"Павел Архипович Загребельный. Я, Богдан (Исповедь во славе)" - читать интересную книгу автора

колесованы; переломав им руки и ноги, из них тянули по колесу жилы, пока они
не отошли в вечность. Полковники Гайдаревский, Бутрин, Запалий, обозные
Кизим и Сучевский насквозь пронизаны железными спицами и живыми подняты на
колы. Полковые есаулы Постилич, Гарун, Сутига, Подобай, Харкевич, Чудак и
Чурай, сотники Чуприна, Околович, Сокальской, Мирович и Ворожбит прибиты
гвоздями к облитым смолой доскам и сожжены на медленном огне. Хорунжие
Могилянский, Загреба, Скребало, Ахперка, Потурай, Бурлий и Загнибеда
растерзаны железными когтями, похожими на медвежьи лапы. Старшин Ментяя,
Дунаевского, Скубрия, Глянского, Завезуна, Косиря, Гуртовского, Тумару и
Тугая четвертовали.
Ищите своих предков среди этих мучеников!
Да только остались ли потомки? Ведь не щадили ни женщин, ни детей. У
женщин отрезали груди, самих рубили саблями, а сосцами били по лицам еще
живых мужей. Детей сжигали на железных решетках, под которые шляхта
подбрасывала угли и раздувала огонь своими дорогими шапками.
Память об этих зверствах не изгладится сотни лет, и человеком высокой
души будет написана книга боли и скорби, и книга эта навеки останется
безымянной: разве имеет имя память?
Хотя найдется мудрец, который напишет: "Лица эти выдуманы и в других
известных нам источниках не упоминаются".
Дескать, что только туманы лиризма и воплей, ведь еще древний грамматик
считал, что "почти поверить невозможно", как украинский язык позволяет
"естественно изображать страсти и столь приятно шутить".
Горькие шутки, панове, ох горькие!
К участию в элекции нового короля казацкая депутация не была допущена,
избран был средний сын Зигмунда Владислав, человек вроде бы добрый, каким я
его знал по своей службе в королевском кабинете, однако внешне добрые люди
часто бывают нерешительными, Владислав именно и был таким. Измучила его
тяжелая болезнь почек. Из-за этого лицо его было обескровленным, даже серым.
А может, и душа у него была серая?

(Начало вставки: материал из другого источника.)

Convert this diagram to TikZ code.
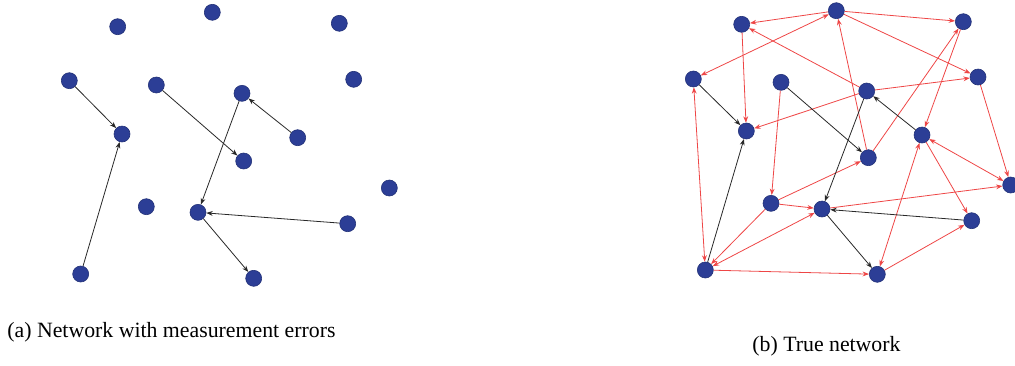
\documentclass[tikz,border=0pt]{standalone}
\usepackage{fontspec}
\setmainfont{Liberation Serif}
\usetikzlibrary{arrows.meta}
\definecolor{nodeblue}{RGB}{44,62,150}
\definecolor{edgered}{RGB}{238,70,70}
\definecolor{edgeblack}{RGB}{40,40,40}
\tikzset{
  vtx/.style={circle,fill=nodeblue,draw=nodeblue!80!black,line width=0.3pt,inner sep=0pt,minimum size=8pt},
  blkedge/.style={draw=edgeblack,line width=0.4pt,-{Stealth[length=3.2pt,width=2.4pt]}},
  rededge/.style={draw=edgered,line width=0.4pt,-{Stealth[length=3.2pt,width=2.4pt]}},
  rededgeb/.style={draw=edgered,line width=0.4pt,{Stealth[length=3.2pt,width=2.4pt]}-{Stealth[length=3.2pt,width=2.4pt]}},
  captxt/.style={font=\fontsize{10.9}{13}\selectfont,inner sep=0pt}
}
\begin{document}
\begin{tikzpicture}[x=0.5pt,y=-0.5pt]
\useasboundingbox (0,0) rectangle (1015,365);
% panel (a)
\node[vtx] (a1) at (117.7,26.7) {};
\node[vtx] (a2) at (212.3,12.3) {};
\node[vtx] (a3) at (339.3,23.3) {};
\node[vtx] (a4) at (69.3,80.7) {};
\node[vtx] (a5) at (156.3,85) {};
\node[vtx] (a6) at (242,93.3) {};
\node[vtx] (a7) at (353.7,79.3) {};
\node[vtx] (a8) at (122,134) {};
\node[vtx] (a9) at (297.7,137.7) {};
\node[vtx] (a10) at (243.7,161) {};
\node[vtx] (a11) at (389.3,188) {};
\node[vtx] (a12) at (146.3,206.7) {};
\node[vtx] (a13) at (198,212.3) {};
\node[vtx] (a14) at (347.7,223.7) {};
\node[vtx] (a15) at (80.7,274) {};
\node[vtx] (a16) at (253.7,278.3) {};
\draw[blkedge] (a4) -- (a8);
\draw[blkedge] (a15) -- (a8);
\draw[blkedge] (a5) -- (a10);
\draw[blkedge] (a9) -- (a6);
\draw[blkedge] (a6) -- (a13);
\draw[blkedge] (a14) -- (a13);
\draw[blkedge] (a13) -- (a16);
% panel (b)
\node[vtx] (b1) at (741.7,24.3) {};
\node[vtx] (b2) at (836.3,10.7) {};
\node[vtx] (b3) at (963.3,21.7) {};
\node[vtx] (b4) at (693.3,79) {};
\node[vtx] (b5) at (781,82.3) {};
\node[vtx] (b6) at (866.7,91) {};
\node[vtx] (b7) at (978,77) {};
\node[vtx] (b8) at (746.3,131) {};
\node[vtx] (b9) at (922,135) {};
\node[vtx] (b10) at (868.3,157.7) {};
\node[vtx] (b11) at (1010.7,185) {};
\node[vtx] (b12) at (771,203.3) {};
\node[vtx] (b13) at (822,209) {};
\node[vtx] (b14) at (971.7,220.7) {};
\node[vtx] (b15) at (705.3,270) {};
\node[vtx] (b16) at (877.3,274.3) {};
% red edges
\draw[rededge] (b2) -- (b1);
\draw[rededgeb] (b4) -- (b2);
\draw[rededge] (b2) -- (b3);
\draw[rededge] (b2) -- (b7);
\draw[rededge] (b1) -- (b8);
\draw[rededge] (b6) -- (b1);
\draw[rededge] (b10) -- (b2);
\draw[rededge] (b6) -- (b8);
\draw[rededge] (b6) -- (b7);
\draw[rededge] (b10) -- (b3);
\draw[rededge] (b3) -- (b9);
\draw[rededge] (b7) -- (b11);
\draw[rededge] (b5) -- (b12);
\draw[rededgeb] (b4) -- (b15);
\draw[rededge] (b12) -- (b13);
\draw[rededge] (b12) -- (b10);
\draw[rededge] (b12) -- (b15);
\draw[rededgeb] (b13) -- (b15);
\draw[rededge] (b15) -- (b16);
\draw[rededge] (b16) -- (b14);
\draw[rededgeb] (b9) -- (b16);
\draw[rededge] (b9) -- (b14);
\draw[rededgeb] (b9) -- (b11);
\draw[rededge] (b13) -- (b11);
% black edges
\draw[blkedge] (b4) -- (b8);
\draw[blkedge] (b15) -- (b8);
\draw[blkedge] (b5) -- (b10);
\draw[blkedge] (b9) -- (b6);
\draw[blkedge] (b6) -- (b13);
\draw[blkedge] (b14) -- (b13);
\draw[blkedge] (b13) -- (b16);
% captions
\node[captxt,anchor=base west] (capa) at (7,337) {(a) Network with measurement errors};
\node[captxt,anchor=base west] (capb) at (752,351) {(b) True network};
\end{tikzpicture}
\end{document}
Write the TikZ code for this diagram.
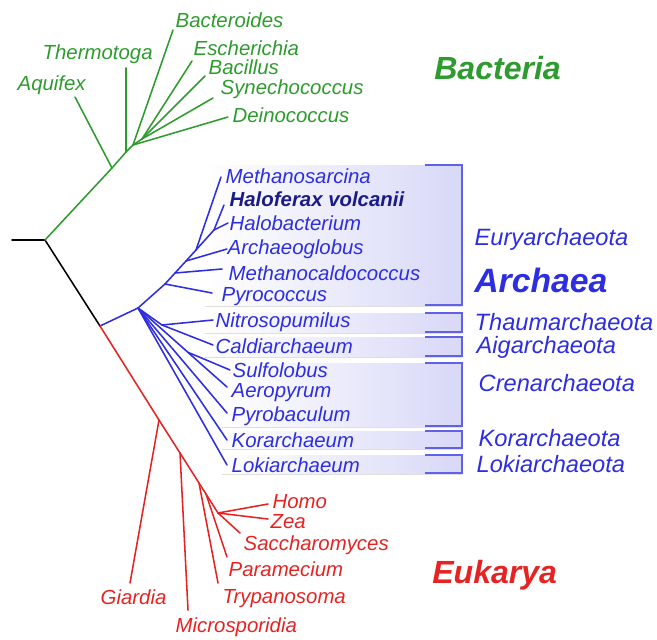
\documentclass[tikz,border=0pt]{standalone}
\usepackage{fontspec}
\setmainfont{Liberation Sans}
\usetikzlibrary{shadows, calc}

\definecolor{bactgreen}{RGB}{45,155,45}
\definecolor{archblue}{RGB}{45,45,225}
\definecolor{eukred}{RGB}{230,35,35}
\definecolor{boxlav}{RGB}{216,216,248}

\begin{document}
\begin{tikzpicture}[
    x=0.025cm, y=-0.025cm,
    branch/.style={line width=1.1pt, line cap=round},
    taxon/.style={anchor=west, inner sep=1pt, font=\fontsize{14.5}{16}\selectfont\itshape},
    phylum/.style={anchor=west, inner sep=1pt, text=archblue, font=\fontsize{16.8}{18}\selectfont\itshape},
    kingdom/.style={anchor=west, inner sep=0pt, font=\fontsize{22.8}{26}\selectfont\bfseries\itshape},
    cladebox/.style={left color=white, right color=boxlav, drop shadow={shadow xshift=0pt, shadow yshift=-1.2pt, opacity=0.25}},
    bracket/.style={draw=archblue!75, line width=0.9pt}
]
\useasboundingbox (0,0) rectangle (657,639);

% -------------------------------------------------------------------------
% Shaded clade boxes with brackets (Archaea)
% -------------------------------------------------------------------------
\path[cladebox] (205,165) rectangle (462,305);
\path[cladebox] (205,313) rectangle (462,332);
\path[cladebox] (205,337) rectangle (462,356);
\path[cladebox] (222,363) rectangle (462,426);
\path[cladebox] (222,431) rectangle (462,448);
\path[cladebox] (222,455) rectangle (462,473);

\draw[bracket] (425,165) -| (462,305) -- (425,305);
\draw[bracket] (425,313) -| (462,332) -- (425,332);
\draw[bracket] (425,337) -| (462,356) -- (425,356);
\draw[bracket] (425,363) -| (462,426) -- (425,426);
\draw[bracket] (425,431) -| (462,448) -- (425,448);
\draw[bracket] (425,455) -| (462,473) -- (425,473);

% -------------------------------------------------------------------------
% Root
% -------------------------------------------------------------------------
\coordinate (root) at (12,240);
\coordinate (lca) at (45,240);
\coordinate (split) at (100,326);
\draw[branch] (root) -- (lca) -- (split);

% -------------------------------------------------------------------------
% Bacteria
% -------------------------------------------------------------------------
\coordinate (b1) at (112,168);
\coordinate (b2) at (126,152);
\coordinate (b3) at (133,145);
\coordinate (b4) at (142,139);
\coordinate (tAqu) at (75,97);
\coordinate (tThe) at (126,68);
\coordinate (tBac) at (173,30);
\coordinate (tEsc) at (192,61);
\coordinate (tBcl) at (205,76);
\coordinate (tSyn) at (213,98);
\coordinate (tDei) at (228,117);

\draw[branch, bactgreen] (lca) -- (b1) -- (b2) -- (b3) -- (b4);
\draw[branch, bactgreen] (b1) -- (tAqu);
\draw[branch, bactgreen] (b2) -- (tThe);
\draw[branch, bactgreen] (b3) -- (tBac);
\draw[branch, bactgreen] (b3) -- (tDei);
\draw[branch, bactgreen] (b4) -- (tEsc);
\draw[branch, bactgreen] (b4) -- (tBcl);
\draw[branch, bactgreen] (b4) -- (tSyn);

\node[taxon, text=bactgreen] (Aquifex) at (16,85) {Aquifex};
\node[taxon, text=bactgreen] (Thermotoga) at (41,54) {Thermotoga};
\node[taxon, text=bactgreen] (Bacteroides) at (174,20) {Bacteroides};
\node[taxon, text=bactgreen] (Escherichia) at (192,48) {Escherichia};
\node[taxon, text=bactgreen] (Bacillus) at (207,67) {Bacillus};
\node[taxon, text=bactgreen] (Synechococcus) at (219,89) {Synechococcus};
\node[taxon, text=bactgreen] (Deinococcus) at (231,115) {Deinococcus};
\node[kingdom, text=bactgreen] (Bacteria) at (434,68) {Bacteria};

% -------------------------------------------------------------------------
% Archaea
% -------------------------------------------------------------------------
\coordinate (a1) at (138,308);
\coordinate (e1) at (165,284);
\coordinate (e2) at (175,273);
\coordinate (e3) at (186,261);
\coordinate (e4) at (196,250);
\coordinate (hal) at (214,230);
\coordinate (tMsa) at (221,177);
\coordinate (tHfx) at (224,205);
\coordinate (tHbt) at (228,223);
\coordinate (tAgl) at (227,249);
\coordinate (tMcc) at (222,269);
\coordinate (tPyc) at (212,293);

\coordinate (ta) at (162,325);
\coordinate (tNit) at (213,320);
\coordinate (tCal) at (213,345);
\coordinate (tAer) at (227,387);
\coordinate (cr) at ($(a1)!0.56!(tAer)$);
\coordinate (tSul) at (230,370);
\coordinate (tPba) at (227,413);
\coordinate (tKor) at (227,440);
\coordinate (tLok) at (227,465);

\draw[branch, archblue] (split) -- (a1) -- (e1) -- (e2) -- (e3) -- (e4) -- (tMsa);
\draw[branch, archblue] (e4) -- (hal) -- (tHfx);
\draw[branch, archblue] (hal) -- (tHbt);
\draw[branch, archblue] (e3) -- (tAgl);
\draw[branch, archblue] (e2) -- (tMcc);
\draw[branch, archblue] (e1) -- (tPyc);

\draw[branch, archblue] (a1) -- (ta) -- (tNit);
\draw[branch, archblue] (ta) -- (tCal);
\draw[branch, archblue] (a1) -- (tAer);
\draw[branch, archblue] (cr) -- (tSul);
\draw[branch, archblue] (a1) -- (tPba);
\draw[branch, archblue] (a1) -- (tKor);
\draw[branch, archblue] (a1) -- (tLok);

\node[taxon, text=archblue] (Methanosarcina) at (224,176) {Methanosarcina};
\node[taxon, text=archblue!60!black] (Haloferax) at (228,199) {\bfseries Haloferax volcanii};
\node[taxon, text=archblue] (Halobacterium) at (228,223) {Halobacterium};
\node[taxon, text=archblue] (Archaeoglobus) at (226,249) {Archaeoglobus};
\node[taxon, text=archblue] (Methanocaldococcus) at (227,273) {Methanocaldococcus};
\node[taxon, text=archblue] (Pyrococcus) at (220,297) {Pyrococcus};
\node[taxon, text=archblue] (Nitrosopumilus) at (214,322) {Nitrosopumilus};
\node[taxon, text=archblue] (Caldiarchaeum) at (214,346) {Caldiarchaeum};
\node[taxon, text=archblue] (Sulfolobus) at (231,370) {Sulfolobus};
\node[taxon, text=archblue] (Aeropyrum) at (230,393) {Aeropyrum};
\node[taxon, text=archblue] (Pyrobaculum) at (230,416) {Pyrobaculum};
\node[taxon, text=archblue] (Korarchaeum) at (230,440) {Korarchaeum};
\node[taxon, text=archblue] (Lokiarchaeum) at (230,465) {Lokiarchaeum};

\node[phylum] (Eury) at (473,239) {Euryarchaeota};
\node[kingdom, text=archblue, font=\fontsize{24}{27}\selectfont\bfseries\itshape] (Archaea) at (474,280) {Archaea};
\node[phylum] (Thaum) at (473,322) {Thaumarchaeota};
\node[phylum] (Aig) at (475,347) {Aigarchaeota};
\node[phylum] (Cren) at (477,383) {Crenarchaeota};
\node[phylum] (Kor) at (477,438) {Korarchaeota};
\node[phylum] (Loki) at (475,464) {Lokiarchaeota};

% -------------------------------------------------------------------------
% Eukarya
% -------------------------------------------------------------------------
\coordinate (r1) at (159,420);
\coordinate (r2) at (180,453);
\coordinate (r3) at (199,483);
\coordinate (r4) at (206,494);
\coordinate (r5) at (218,513);
\coordinate (tGia) at (130,583);
\coordinate (tMic) at (188,610);
\coordinate (tTry) at (218,583);
\coordinate (tPar) at (227,557);
\coordinate (tSac) at (240,533);
\coordinate (tZea) at (268,519);
\coordinate (tHom) at (268,504);

\draw[branch, eukred] (split) -- (r1) -- (r2) -- (r3) -- (r4) -- (r5) -- (tSac);
\draw[branch, eukred] (r1) -- (tGia);
\draw[branch, eukred] (r2) -- (tMic);
\draw[branch, eukred] (r3) -- (tTry);
\draw[branch, eukred] (r4) -- (tPar);
\draw[branch, eukred] (r5) -- (tZea);
\draw[branch, eukred] (r5) -- (tHom);

\node[taxon, text=eukred] (Homo) at (271,502) {Homo};
\node[taxon, text=eukred] (Zea) at (269,522) {Zea};
\node[taxon, text=eukred] (Saccharomyces) at (242,545) {Saccharomyces};
\node[taxon, text=eukred] (Paramecium) at (227,569) {Paramecium};
\node[taxon, text=eukred] (Trypanosoma) at (221,599) {Trypanosoma};
\node[taxon, text=eukred] (Microsporidia) at (174,627) {Microsporidia};
\node[taxon, text=eukred] (Giardia) at (99,597) {Giardia};
\node[kingdom, text=eukred] (Eukarya) at (432,575) {Eukarya};

\end{tikzpicture}
\end{document}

Уже на сейме элекционном повел речь о
замирении в государстве, стремясь к этому замирению, может, для самого себя.
Панство вряд ли обращало внимание на королевские прихоти, однако Владислав
был упрямым в своем стремлении успокоить греческую веру. На сейме
коронационном он провозгласил о намерении дать для православных диплом
королевский о свободе верования, права и привилегии. За короля тянули руку
владетель добр волынских Адам Кисель, князь Четвертинский из рода
Святополков и брацлавский подсудок Михаил Кропивницкий. К диплому нужно было
приложить большую государственную печать, но она хранилась у коронного
канцлера, канцлером же был бискуп Яков Задзик и печати для схизматов не дал.
Тогда король попросил малую печать у канцлера Великого княжества Литовского
Радзивилла. Тот сказал, что его духовник не советует прикладывать печать к
такому сомнительному документу. Король, зная, что духовник Радзивилла любит
чинить часы, достал свои часы и, показывая Радзивиллу, сказал: "Пусть твой
духовник занимается часами и не встревает в дела, которые могут вызвать
раздор в Речи Посполитой".
О, сколько же было тогда сеймов! И конвокационный, где шляхта
договаривалась о наследнике трона, и элекционный, на котором избирали короля
нового, и коронационный, на котором Владислава интронизировали, то есть
возвели на трон. И каждый раз пышнейшие обещания, и ожидания щедрот
монарших, и надежды высокие. Жаль говорить!